• [Data listing]
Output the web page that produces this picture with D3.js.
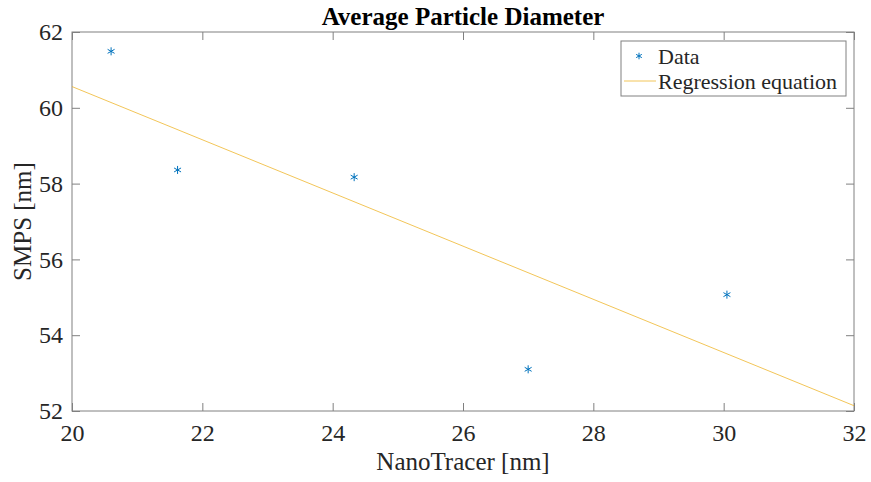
<!DOCTYPE html>
<html>
<head>
<meta charset="utf-8">
<script src="https://cdn.jsdelivr.net/npm/d3@7"></script>
<style>
  body { margin: 0; background: #fff; }
  text { font-family: "Liberation Serif", "Times New Roman", serif; fill: #262626; }
</style>
</head>
<body>
<script>
  // data
  var nanoTracer = [20.60, 21.62, 24.33, 27.00, 30.05];
  var smps       = [61.49, 58.36, 58.17, 53.10, 55.07];
  // regression line ends
  var fitX = [20, 32];
  var fitY = [60.56, 52.14];
  var xTicks = [20, 22, 24, 26, 28, 30, 32];
  var yTicks = [52, 54, 56, 58, 60, 62];

  var w = 871, h = 482;
  var margin = {top: 32, right: 17, bottom: 71, left: 72};
  var innerWidth = w - margin.left - margin.right;
  var innerHeight = h - margin.top - margin.bottom;

  var svg = d3.select("body").append("svg")
      .attr("width", w)
      .attr("height", h);

  var x = d3.scaleLinear().domain([20, 32]).range([0, innerWidth]);
  var y = d3.scaleLinear().domain([52, 62]).range([innerHeight, 0]);

  var g = svg.append("g")
      .attr("transform", `translate(${margin.left}, ${margin.top})`);

  var axisColor = "#808080";

  // box
  g.append("rect")
      .attr("x", 0).attr("y", 0)
      .attr("width", innerWidth).attr("height", innerHeight)
      .attr("fill", "none")
      .attr("stroke", axisColor)
      .attr("stroke-width", 1);

  // axes with inward ticks
  function styleAxis(sel) {
    sel.select(".domain").remove();
    sel.selectAll(".tick line").attr("stroke", axisColor);
    sel.selectAll(".tick text")
        .attr("fill", "#262626")
        .style("font-size", "24px");
  }
  function bareAxis(sel) {
    sel.select(".domain").remove();
    sel.selectAll(".tick text").remove();
    sel.selectAll(".tick line").attr("stroke", axisColor);
  }

  g.append("g")
      .attr("transform", `translate(0, ${innerHeight})`)
      .call(d3.axisBottom(x).tickValues(xTicks).tickSize(-8).tickPadding(13).tickFormat(d3.format("d")))
      .call(styleAxis);

  g.append("g")
      .call(d3.axisTop(x).tickValues(xTicks).tickSize(-8))
      .call(bareAxis);

  g.append("g")
      .call(d3.axisLeft(y).tickValues(yTicks).tickSize(-8).tickPadding(9).tickFormat(d3.format("d")))
      .call(styleAxis);

  g.append("g")
      .attr("transform", `translate(${innerWidth}, 0)`)
      .call(d3.axisRight(y).tickValues(yTicks).tickSize(-8))
      .call(bareAxis);

  // regression line
  var line = d3.line().x(d => x(d[0])).y(d => y(d[1]));
  g.append("path")
      .datum(d3.zip(fitX, fitY))
      .attr("d", line)
      .attr("fill", "none")
      .attr("stroke", "#EDB120")
      .attr("stroke-opacity", 0.75)
      .attr("stroke-width", 1);

  // star markers
  var star = d3.symbol().type(d3.symbolAsterisk).size(45);
  g.selectAll(".pt")
      .data(d3.zip(nanoTracer, smps))
      .enter().append("path")
      .attr("class", "pt")
      .attr("d", star)
      .attr("transform", d => `translate(${x(d[0])}, ${y(d[1])})`)
      .attr("fill", "none")
      .attr("stroke", "#0072BD")
      .attr("stroke-width", 1);

  // title and labels
  svg.append("text")
      .attr("x", margin.left + innerWidth / 2)
      .attr("y", 25)
      .attr("text-anchor", "middle")
      .style("font-size", "25px")
      .style("font-weight", "bold")
      .style("fill", "#000")
      .text("Average Particle Diameter");

  svg.append("text")
      .attr("x", margin.left + innerWidth / 2)
      .attr("y", 470)
      .attr("text-anchor", "middle")
      .style("font-size", "25px")
      .text("NanoTracer [nm]");

  svg.append("text")
      .attr("transform", `translate(31, ${margin.top + innerHeight / 2}) rotate(-90)`)
      .attr("text-anchor", "middle")
      .style("font-size", "25px")
      .text("SMPS [nm]");

  // legend
  var lg = svg.append("g").attr("transform", "translate(621, 41)");
  lg.append("rect")
      .attr("width", 225).attr("height", 55)
      .attr("fill", "#fff")
      .attr("stroke", axisColor)
      .attr("stroke-width", 1);
  lg.append("path")
      .attr("d", d3.symbol().type(d3.symbolAsterisk).size(30))
      .attr("transform", "translate(18, 15)")
      .attr("fill", "none")
      .attr("stroke", "#0072BD");
  lg.append("line")
      .attr("x1", 3).attr("x2", 35)
      .attr("y1", 40).attr("y2", 40)
      .attr("stroke", "#EDB120")
      .attr("stroke-opacity", 0.75);
  lg.append("text").attr("x", 37).attr("y", 23).style("font-size", "22px").text("Data");
  lg.append("text").attr("x", 37).attr("y", 48).style("font-size", "22px").text("Regression equation");
</script>
</body>
</html>
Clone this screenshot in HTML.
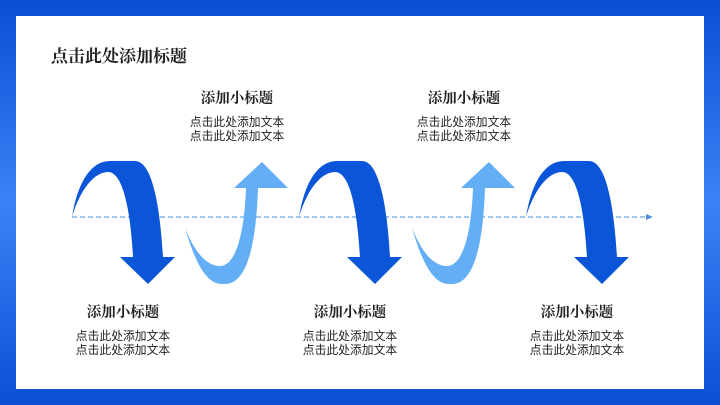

• [Stated goal] Leave out any pictures, please, and quote only the lines from the top of the data through the line that contains "var yTicks = [52, 54, 56, 58, 60, 62];".

• [Solution below]
Output the web page that produces this picture with D3.js.
<!DOCTYPE html>
<html>
<head>
<meta charset="utf-8">
<script src="https://cdn.jsdelivr.net/npm/d3@7"></script>
<style>
  body { margin: 0; background: #fff; }
  text { font-family: "Liberation Serif", "Times New Roman", serif; fill: #262626; }
</style>
</head>
<body>
<script>
  // data
  var nanoTracer = [20.60, 21.62, 24.33, 27.00, 30.05];
  var smps       = [61.49, 58.36, 58.17, 53.10, 55.07];
  // regression line ends
  var fitX = [20, 32];
  var fitY = [60.56, 52.14];
  var xTicks = [20, 22, 24, 26, 28, 30, 32];
  var yTicks = [52, 54, 56, 58, 60, 62];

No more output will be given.